Accompagnare per la prima volta un amico in montagna è senza dubbio un’esperienza appagante. Il piacere di condividere e far scoprire la bellezza di luoghi che conosci profondamente, percepire la gioia e lo stupore nei suoi occhi, e l'orgoglio per aver raggiunto una meta frutto di impegno e sacrificio, ti riempiono di profonda soddisfazione.
Allo stesso tempo ti devi anche assicurare che si diverta e si senta a proprio agio su un terreno e un ambiente a lui sconosciuto. Talvolta però non è così. Agorafobia, vertigini, paura dell'altezza, del vuoto e altri fattori psicologici potrebbero generare ansia e addirittura panico. Può capitare, ma queste situazioni si possono gestire con una buona pianificazione e una preparazione fisica e mentale adeguata. Mi fa strano però che sia capitato due volte sulla stessa montagna e nello stesso percorso.

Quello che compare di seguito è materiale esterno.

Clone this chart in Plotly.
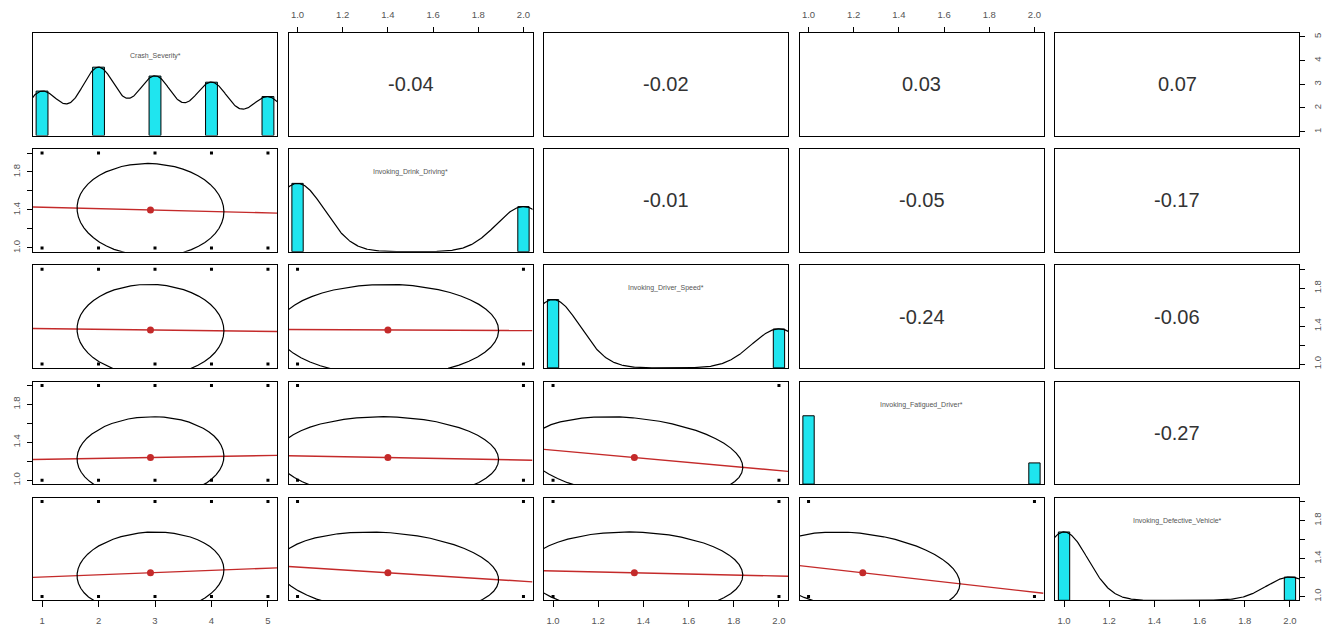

Con l'amico Saverio, una persona molto sensibile ma dal profilo emotivo un po' complesso e di difficile decifrazione, domenica pomeriggio 8 settembre ci dirigiamo su Serra del Prete con l'intento di immortalare il tramonto, e la scelta non è casuale. Pur essendo la terza vetta del Pollino per altezza, con i suoi 2180 metri, offre un avvicinamento immediato e non presenta particolari difficoltà, eccezion fatta per la cresta nord, leggermente ripida. Non a caso, è anche soprannominata la "Direttissima". A mio parere, è una montagna estremamente panoramica che regala scenari mozzafiato di ampi spazi aperti, una profonda sensazione di vastità e sulle praterie di vetta, l'impressione di trovarsi in un paesaggio lunare.
Attacchiamo la salita intorno alle 16 da Colle Impiso, percorrendo la pista che si addentra nella faggeta. Dopo alcuni tornanti, scegliamo di seguire dei segni di nastro bianco, che però ci conducono su un tratto piuttosto ripido, facendoci uscire dal bosco più avanti rispetto al sentiero tradizionale. L'impatto di trovarsi improvvisamente allo scoperto, di fronte a scenari di vastità assoluta,provoca al compagno un profondo disorientamento. Per fortuna e al momento, la sua ansia non sfocia nel panico. Con lo sguardo rivolto a terra, l'unico obiettivo è risalire rapidamente il ripido pendio e raggiungere quanto prima la cresta. Tuttavia, una volta lì, il problema persiste: la cresta è anch'essa ripida e leggermente affilata. L'incertezza del "dopo", o peggio pensare che il resto del percorso sarà sempre uguale lo blocca e gli crea una tensione emotiva tale da voler tornare indietro, ma non si può. La cresta da percorrere a ritroso lo spaventa ancor di più.
Con voce rassicurante ma decisa gli suggerisco di fermarsi in un luogo sicuro e tranquillo per rifiatare così da recuperare il controllo. Lo tranquillizzo dicendogli che dalla vetta il rientro lungo il versante opposto sarà molto più agevole. Sapere cosa lo attende, infatti, può alleviare notevolmente la sensazione di incertezza. La strategia funziona, e così, passo dopo passo, raggiungiamo i 2180 metri della vetta. Finalmente vedo la tensione attenuarsi dal suo volto, che appare ora più sereno e rilassato.
A questo punto, tira fuori il cellulare e inizia a scattare molte foto. Una volta calmato del tutto e la situazione è sotto controllo, discutiamo su come affrontare al meglio le future escursioni, qualora volesse farne altre. Gli suggerisco una preparazione progressiva, così da rafforzare gradualmente la sua fiducia.
Per quanto riguarda il tramonto, decidiamo di rinunciarvi, sia perché siamo in anticipo di un'ora e mezza, sia a causa di una densa coltre afosa a ovest che rende l'orizzonte offuscato e inguardabile. Decidiamo di scendere anticipatamente, dapprima lungo dolci pendii sul versante opposto rispetto a quello di salita, poi seguendo il sentiero che conduce a Piano Gaudolino, che raggiungiamo al calare del crepuscolo. La quiete è totale, e Saverio, a questo punto, sembra trasportato in una dimensione quasi metafisica.
Prima di tirar fuori le lampade frontali dallo zaino per affrontare il ritorno al buio, mi chiede addirittura di rimanere qualche minuto in silenzio, per godersi l’assoluta quiete e la profonda serenità che avvolge l’ambiente circostante. L'incredibile metamorfosi in positivo che ha vissuto in queste poche ore in montagna mi porta alla mente una frase del film Un mondo a parte: "la montagna lo fa". Infine anche un grosso rospo immobilizzato dalla luce delle frontali ci saluta prima di arrivare all'auto.